Here, in the North … or the upper half of the upper half of our planet … we are seemingly blessed with four celestial seasonal changes, choreographed by sun moments. Two recognizing opposing points, two of equalization. The Winter Solstice followed by a Spring Equinox, then the Summer Solstice followed by the Autumn Equinox. Years divided by an equilibrium of days. We tend to celebrate the Solstices and dismiss the Equinoxes, the only two days and nights of the year when we’re in tune with the Equator … having as much daylight as darkness of night, or night as day. We don’t even lift a glass of wine to celebrate this human brotherhood for whatever reason!

Supposedly this organization of time would be sweet except that it’s not. Despite the time, our weather rarely coincides with this orchestrated delineation of seasonal change. Case in point, I’ve driven through snow storms in Colorado in June, and enjoyed sunny, 70 degree days in a Minnesota November. We even had a 60 degree day in January, if memory serves me correctly. Before I lose track of my vein of thought, much like Bevington’s realm of poetic seasons, my small take on the ways of the world is that there are any number of multiple seasons.
My seasons seem to loom around significant sightings of nature. Such as bird migrations, or the appearance of various forbs in the prairie grasslands and in the woods. These past few weeks two of my typically noted seasons seemed a bit skewed. The first skew was the early sighting of a wild turkey fluffed in sexual finery back in the middle of March on a grayish, snowy day. This was followed by not seeing the first appearance of a Pasque Flower until the last week of April.
I’ve been chiding myself for missing the Sandhill Crane migration in central Nebraska this spring, and noting that the white-fronted and snow geese migrations that seemingly happened annually around here apparently passed right over us. Twice I witnessed their strange, haphazardly drawn out skeins high in the sky, stretching across our sky-wide “inner umbrella” for miles in a distant flyover. Not a single skein seemed to have taken notice of the wetlands nearby and in particular in the one just over the hill from my home prairie that has hosted several such migrations over the years.

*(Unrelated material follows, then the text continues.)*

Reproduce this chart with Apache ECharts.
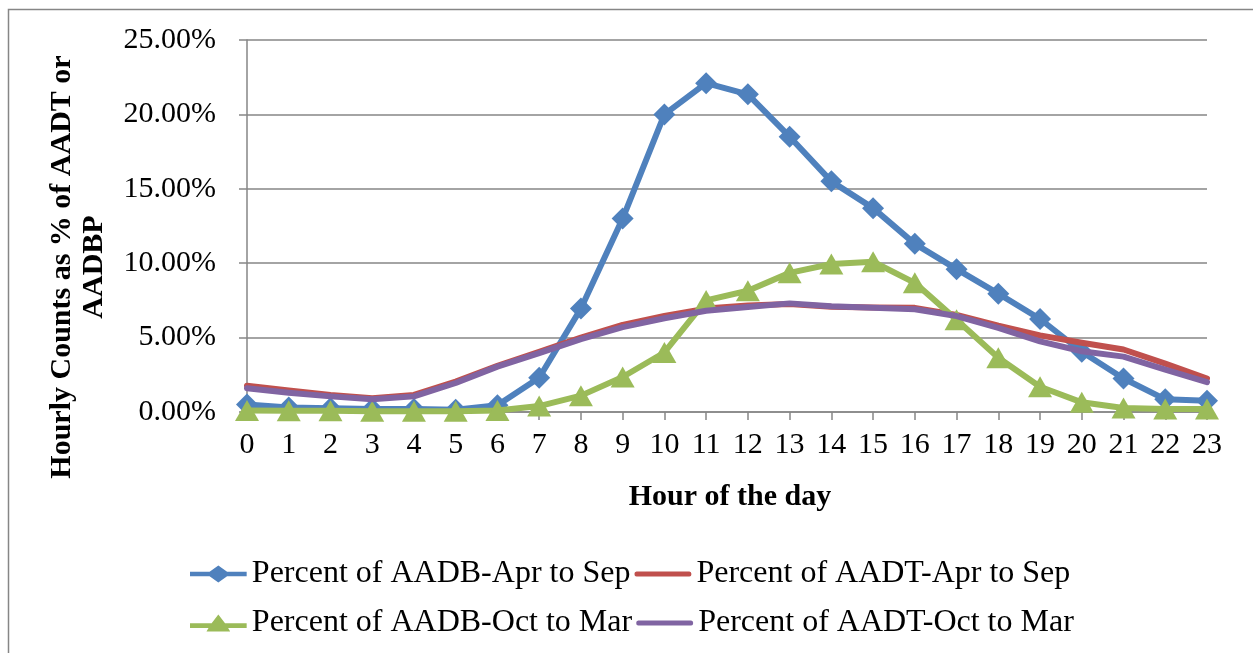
<!DOCTYPE html>
<html>
<head>
<meta charset="utf-8">
<script src="https://cdn.jsdelivr.net/npm/echarts@6/dist/echarts.min.js"></script>
<style>html,body{margin:0;padding:0;background:#fff;}#chart{width:1253px;height:653px;}</style>
</head>
<body>
<div id="chart"></div>
<script>
var hours = ['0','1','2','3','4','5','6','7','8','9','10','11','12','13','14','15','16','17','18','19','20','21','22','23'];
var seriesNames = ['Percent of AADB-Apr to Sep','Percent of AADT-Apr to Sep','Percent of AADB-Oct to Mar','Percent of AADT-Oct to Mar'];
var aadbAprSep = [0.5,0.3,0.25,0.2,0.2,0.15,0.45,2.3,6.95,13.0,20.0,22.1,21.35,18.5,15.5,13.7,11.3,9.6,7.95,6.25,4.05,2.25,0.85,0.75];
var aadtAprSep = [1.77,1.45,1.15,0.92,1.15,2.05,3.1,4.05,5.0,5.85,6.45,6.95,7.15,7.25,7.08,7.02,7.0,6.52,5.8,5.15,4.65,4.2,3.25,2.25];
var aadbOctMar = [0.1,0.08,0.08,0.05,0.05,0.05,0.1,0.4,1.1,2.35,4.0,7.5,8.15,9.35,9.95,10.1,8.68,6.2,3.65,1.7,0.65,0.27,0.2,0.2];
var aadtOctMar = [1.6,1.3,1.05,0.85,1.05,1.95,3.05,3.95,4.9,5.7,6.3,6.8,7.05,7.3,7.1,7.0,6.9,6.45,5.65,4.75,4.08,3.72,2.85,2.0];
var yTicks = {min:0, max:25, step:5};

var colors = ['#4F81BD','#C0504D','#9BBB59','#8064A2'];
var font = 'Liberation Serif';
var chart = echarts.init(document.getElementById('chart'));

var iconDiamond = 'path://M0,6 L19,6 L27.5,0 L36,6 L55,6 L55,10.5 L36,10.5 L27.5,16.5 L19,10.5 L0,10.5 Z';
var iconTriangle = 'path://M0,8.5 L21,8.5 L27.5,0 L34,8.5 L55,8.5 L55,13 L37,13 L39,16.5 L16,16.5 L18,13 L0,13 Z';
var iconLine = 'path://M2,5.5 L53,5.5 Q55,5.5 55,8 Q55,10.5 53,10.5 L2,10.5 Q0,10.5 0,8 Q0,5.5 2,5.5 Z';

function lineSeries(i, data, symbol, size){
  return {
    name: seriesNames[i], type: 'line', data: data,
    symbol: symbol, symbolSize: size, showSymbol: symbol !== 'none',
    lineStyle: {color: colors[i], width: 6, join: 'round', cap: 'round'},
    itemStyle: {color: colors[i]},
    animation: false, z: 2 + i
  };
}

var legendText = {fontFamily: font, fontSize: 32, color: '#000'};

chart.setOption({
  backgroundColor: '#fff',
  textStyle: {fontFamily: font, color: '#000'},
  color: colors,
  grid: {left: 247, right: 46, top: 40, bottom: 241, containLabel: false},
  xAxis: {
    type: 'category', data: hours, boundaryGap: false,
    axisLine: {lineStyle: {color: '#868686', width: 1.5}},
    axisTick: {show: true, alignWithLabel: true, length: 8, lineStyle: {color: '#868686', width: 1.5}},
    axisLabel: {fontFamily: font, fontSize: 30, color: '#000', margin: 18, interval: 0},
    splitLine: {show: false}
  },
  yAxis: {
    type: 'value', min: yTicks.min, max: yTicks.max, interval: yTicks.step,
    axisLine: {show: true, lineStyle: {color: '#868686', width: 1.5}},
    axisTick: {show: true, length: 8, lineStyle: {color: '#868686', width: 1.5}},
    axisLabel: {fontFamily: font, fontSize: 30, color: '#000', margin: 31,
      formatter: function(v){ return v.toFixed(2) + '%'; }},
    splitLine: {show: true, lineStyle: {color: '#868686', width: 1.5}}
  },
  legend: [
    {data: [{name: seriesNames[0], icon: iconDiamond}, {name: seriesNames[1], icon: iconLine}],
     left: 190, top: 558, padding: 0, orient: 'horizontal',
     itemWidth: 57, itemHeight: 17, itemGap: 4, textStyle: legendText},
    {data: [{name: seriesNames[2], icon: iconTriangle}, {name: seriesNames[3], icon: iconLine}],
     left: 190, top: 607, padding: 0, orient: 'horizontal',
     itemWidth: 57, itemHeight: 17, itemGap: 4, textStyle: legendText}
  ],
  graphic: [
    {type: 'rect', left: 6, top: 7, shape: {width: 1400, height: 800}, style: {fill: 'none', stroke: '#868686', lineWidth: 1.5}, silent: true, z: -1},
    {type: 'text', x: 78, y: 267, rotation: Math.PI/2,
     style: {text: 'Hourly Counts as % of AADT or\nAADBP', fontFamily: font, fontWeight: 'bold', fontSize: 30, lineHeight: 32, fill: '#000', align: 'center', verticalAlign: 'middle'}},
    {type: 'text', x: 730, y: 497,
     style: {text: 'Hour of the day', fontFamily: font, fontWeight: 'bold', fontSize: 30, fill: '#000', align: 'center', verticalAlign: 'middle'}}
  ],
  series: [
    lineSeries(0, aadbAprSep, 'diamond', 22),
    lineSeries(1, aadtAprSep, 'none', 0),
    lineSeries(2, aadbOctMar, 'triangle', [24, 21]),
    lineSeries(3, aadtOctMar, 'none', 0)
  ]
});
</script>
</body>
</html>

Blame perhaps can be tied to most of the nearby wetlands being frozen in multiple-acre sheets of ice. Yet, those seasonal events I typical note sped right on by.

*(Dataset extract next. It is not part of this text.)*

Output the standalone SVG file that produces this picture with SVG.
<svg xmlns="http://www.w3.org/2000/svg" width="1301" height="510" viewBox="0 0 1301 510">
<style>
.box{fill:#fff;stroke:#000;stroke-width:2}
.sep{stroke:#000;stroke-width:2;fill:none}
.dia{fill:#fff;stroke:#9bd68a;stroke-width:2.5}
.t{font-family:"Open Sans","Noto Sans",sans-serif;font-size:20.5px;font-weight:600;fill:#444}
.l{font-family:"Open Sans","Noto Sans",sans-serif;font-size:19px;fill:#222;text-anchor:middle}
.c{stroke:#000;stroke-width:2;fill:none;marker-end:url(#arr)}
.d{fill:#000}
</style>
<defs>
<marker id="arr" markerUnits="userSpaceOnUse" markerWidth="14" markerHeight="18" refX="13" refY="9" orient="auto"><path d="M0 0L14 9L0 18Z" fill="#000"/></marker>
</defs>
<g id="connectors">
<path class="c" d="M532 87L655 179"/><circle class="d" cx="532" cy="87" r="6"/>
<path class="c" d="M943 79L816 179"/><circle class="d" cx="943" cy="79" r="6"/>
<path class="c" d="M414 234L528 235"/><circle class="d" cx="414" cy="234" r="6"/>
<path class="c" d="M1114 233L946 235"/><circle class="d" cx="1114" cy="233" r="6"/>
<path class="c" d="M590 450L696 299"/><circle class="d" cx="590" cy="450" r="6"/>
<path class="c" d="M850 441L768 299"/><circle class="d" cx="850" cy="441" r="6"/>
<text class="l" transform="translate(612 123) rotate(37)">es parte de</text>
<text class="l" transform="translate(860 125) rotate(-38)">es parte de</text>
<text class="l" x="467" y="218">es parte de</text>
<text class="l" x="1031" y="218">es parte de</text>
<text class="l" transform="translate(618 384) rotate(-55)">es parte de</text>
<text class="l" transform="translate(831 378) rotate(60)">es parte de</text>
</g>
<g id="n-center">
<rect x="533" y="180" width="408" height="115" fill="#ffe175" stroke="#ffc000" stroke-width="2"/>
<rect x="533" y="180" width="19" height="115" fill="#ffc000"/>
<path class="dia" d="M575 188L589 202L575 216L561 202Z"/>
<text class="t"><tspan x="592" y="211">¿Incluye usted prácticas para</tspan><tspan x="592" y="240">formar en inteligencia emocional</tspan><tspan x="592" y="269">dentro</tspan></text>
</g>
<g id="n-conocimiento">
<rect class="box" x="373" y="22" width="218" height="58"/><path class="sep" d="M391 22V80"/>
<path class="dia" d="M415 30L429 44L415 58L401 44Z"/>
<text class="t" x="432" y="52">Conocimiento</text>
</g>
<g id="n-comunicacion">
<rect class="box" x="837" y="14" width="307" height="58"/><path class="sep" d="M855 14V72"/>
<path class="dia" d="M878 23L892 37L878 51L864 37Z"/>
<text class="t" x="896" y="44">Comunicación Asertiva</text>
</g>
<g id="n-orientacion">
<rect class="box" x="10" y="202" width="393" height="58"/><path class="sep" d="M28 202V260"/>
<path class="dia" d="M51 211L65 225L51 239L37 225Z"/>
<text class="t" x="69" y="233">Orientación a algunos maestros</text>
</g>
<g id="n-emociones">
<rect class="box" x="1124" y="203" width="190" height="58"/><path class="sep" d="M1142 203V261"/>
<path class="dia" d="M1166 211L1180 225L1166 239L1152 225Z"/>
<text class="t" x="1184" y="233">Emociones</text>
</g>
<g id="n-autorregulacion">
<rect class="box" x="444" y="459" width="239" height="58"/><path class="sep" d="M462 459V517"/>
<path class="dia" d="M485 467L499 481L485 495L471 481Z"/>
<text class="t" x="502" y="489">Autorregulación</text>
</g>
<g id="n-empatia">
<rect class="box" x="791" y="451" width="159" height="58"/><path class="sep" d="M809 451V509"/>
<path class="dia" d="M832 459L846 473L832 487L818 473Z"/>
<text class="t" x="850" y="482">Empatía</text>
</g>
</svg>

Without the “seasons” of avian flocks, I’ve turned to wild flowers, and truthfully, this isn’t such a bad choice for I seem to follow the seasonal floral awakenings annually, typically beginning with Pasque Flowers and concluding sometime in the fall with the last of the stark blue Asters.
Earlier in March, and then into April, I stopped by my “pasque hill” numerous times to no avail. Then, finally, about a week or so ago they poked through with their hairy stems and soft, blue to violet blossoms to awaken my springtime here on the prairie. The first day I found one. Yes, one. On the entire hill. Returning the second night there were three clumps. Seemingly there wasn’t enough warmness in the air nor enough sunshine to have the hill become dotted with the small, violet blossoms. Ah, but every year is different, and this year may go down as the grayest and dampest year in some time – realizing that 100 miles north they were still having snow a week ago, and 100 miles south the sun filled the blue sky with rays of hope and the grass was green.
Yet, this sighting of Pasque Flowers was simply a start. On the heels will come Bluebells in the grove, then Prairie Smoke back in the prairie … on and on we’ll go, though the orchids and cone flowers, the bee balm through to the Asters come late September.

I’m certainly not alone, for like Bevington’s poets, many of us define our seasons by various sightings within nature. For example, a naturalist friend defines her seasons on mushroom observations, and believe me, morels aren’t the first nor the only fungi found in the wild. Some birder friends gleefully exclaim joy on their first sightings. Not of Sandhills, but of warblers, for one, and wading birds for another. For my late wife, Sharon, her first sighting of Great Blue Herons was the beginning of her Spring. Our seasons are as different as we are as individuals, and what could be more defining or beautiful?
Frankly all of this is simply a lark that helps step us through a given year. Despite my rather odd recognition in the seasonal changes of nature, I have yet to turn down an invitation for a bonfire celebration of the Winter Solstice complete with a study beverage and a forked stick with deer flank searing over a roaring bonfire. Or, for that matter, a glass of chilled Sauvignon Blanc on what my Swedish friends celebrate with delicious feasts of plenty and fire and call their Midsummer Eve. In the end I guess I’m simply a man for all seasons.